6.3 Compte tenu de ces éléments, on peut raisonnablement exiger que l'assuré se soumette à une mesure thérapeutique, qui est susceptible de lui faire retrouver une capacité de travail et de gain importante et lui permettrait de réintégrer le monde du travail encore durant plus de vingt ans.
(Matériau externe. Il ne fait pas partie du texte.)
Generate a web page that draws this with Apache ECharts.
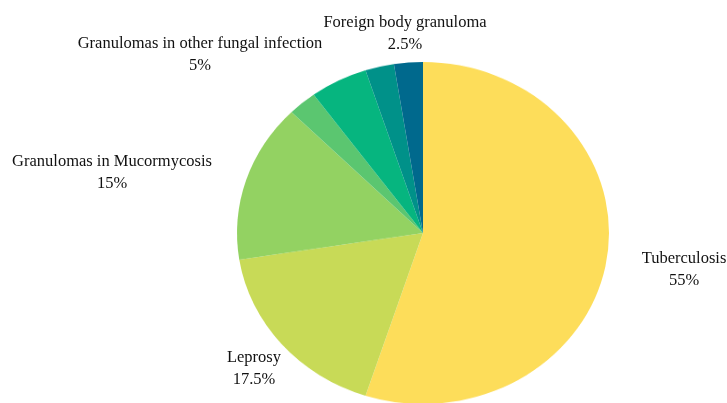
<!DOCTYPE html>
<html>
<head>
<meta charset="utf-8">
<script src="https://cdn.jsdelivr.net/npm/echarts@6/dist/echarts.min.js"></script>
<style>
  html, body { margin: 0; padding: 0; background: #fff; }
  #wrap { position: relative; width: 727px; height: 403px; overflow: hidden; }
  #pie { position: absolute; left: 0; top: 0; width: 727px; height: 470px; transform: scale(1, 0.9194); transform-origin: 423px 233px; }
  #labels { position: absolute; left: 0; top: 0; width: 727px; height: 403px; }
</style>
</head>
<body>
<div id="wrap">
  <div id="pie"></div>
  <div id="labels"></div>
</div>
<script>
const categories = ['Tuberculosis', 'Leprosy', 'Granulomas in Mucormycosis', '', 'Granulomas in other fungal infection', '', 'Foreign body granuloma'];
const values = [55, 17.5, 15, 2.5, 5, 2.5, 2.5];
const colors = ['#FDDD5A', '#C8DA57', '#93D262', '#5BC670', '#06B57F', '#009189', '#00698D'];
const showLabel = [true, true, true, false, true, false, true];
const labelPos = [[684, 270], [254, 369], [112, 173], null, [200, 55], null, [405, 34]];

const pieData = categories.map((c, i) => ({
  name: c,
  value: values[i],
  itemStyle: { color: colors[i] }
}));

const pieChart = echarts.init(document.getElementById('pie'), null, { renderer: 'canvas' });
pieChart.setOption({
  animation: false,
  series: [{
    type: 'pie',
    center: [423, 233],
    radius: 186,
    startAngle: 90,
    clockwise: true,
    label: { show: false },
    labelLine: { show: false },
    itemStyle: { borderWidth: 0 },
    emphasis: { disabled: true },
    data: pieData
  }]
});

const labelChart = echarts.init(document.getElementById('labels'), null, { renderer: 'canvas' });
labelChart.setOption({
  animation: false,
  series: [{
    type: 'pie',
    center: [423, 233],
    radius: 186,
    startAngle: 90,
    clockwise: true,
    silent: true,
    avoidLabelOverlap: false,
    itemStyle: { color: 'rgba(0,0,0,0)', borderWidth: 0 },
    label: {
      show: true,
      position: 'outside',
      formatter: p => p.name + '\n' + p.percent + '%',
      fontFamily: 'Liberation Serif',
      fontSize: 16.5,
      lineHeight: 22,
      color: '#111111',
      align: 'center'
    },
    labelLine: { show: false },
    labelLayout: function (params) {
      const pos = labelPos[params.dataIndex];
      if (!pos) return {};
      return { x: pos[0], y: pos[1], align: 'center', verticalAlign: 'middle' };
    },
    data: categories.map((c, i) => ({
      name: c,
      value: values[i],
      label: { show: showLabel[i] }
    }))
  }]
});
</script>
</body>
</html>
Bien que le docteur B.________ ait émis d'importantes réserves sur la réussite d'une telle mesure, il n'en demeure pas moins qu'il est à l'heure actuelle prématuré de poser un pronostic professionnel définitif dans le sens d'une incapacité de travail totale et irrémédiable, alors même qu'aucun traitement thérapeutique n'a été sérieusement entrepris. 
Il appartient dès lors à l'office AI de demander à l'assuré qu'il entreprenne les mesures thérapeutiques préconisées par le docteur G.________. En cas de refus de sa part, il mettra en oeuvre la procédure de sommation prévue à l'art. 21 al. 4 LPGA (applicable à ce jour), en vertu de laquelle les prestations peuvent être réduites ou refusées temporairement ou définitivement si l'assuré se soustrait ou s'oppose, dans les limites de ce qui peut être exigé de lui, à un traitement raisonnablement exigible et susceptible d'améliorer notablement sa capacité de travail ou d'offrir une nouvelle capacité de gain (voir aussi ATF 122 V 218). 
Il n'en reste pas moins que pour la période écoulée, l'assuré a acquis un droit à une rente entière de l'assurance-invalidité, qui subsistera aussi longtemps que l'incapacité de gain n'a pas été effectivement supprimée, ou diminuée, dans une mesure sensible pour le droit à la rente par des mesures thérapeutiques appropriées, ou jusqu'à ce que, sur la base de la procédure de sommation, on puisse sanctionner le refus d'entreprendre ces mesures (voir VSI 1997 p. 43 consid. 5c). 
 
Par ces motifs, le Tribunal fédéral des assurances prononce: 
1. 
Le recours est rejeté au sens des considérants. 
2. 
Il n'est pas perçu de frais de justice. 
3. 
Le présent arrêt sera communiqué aux parties, au Tribunal des assurances du canton de Vaud et à l'Office fédéral des assurances sociales.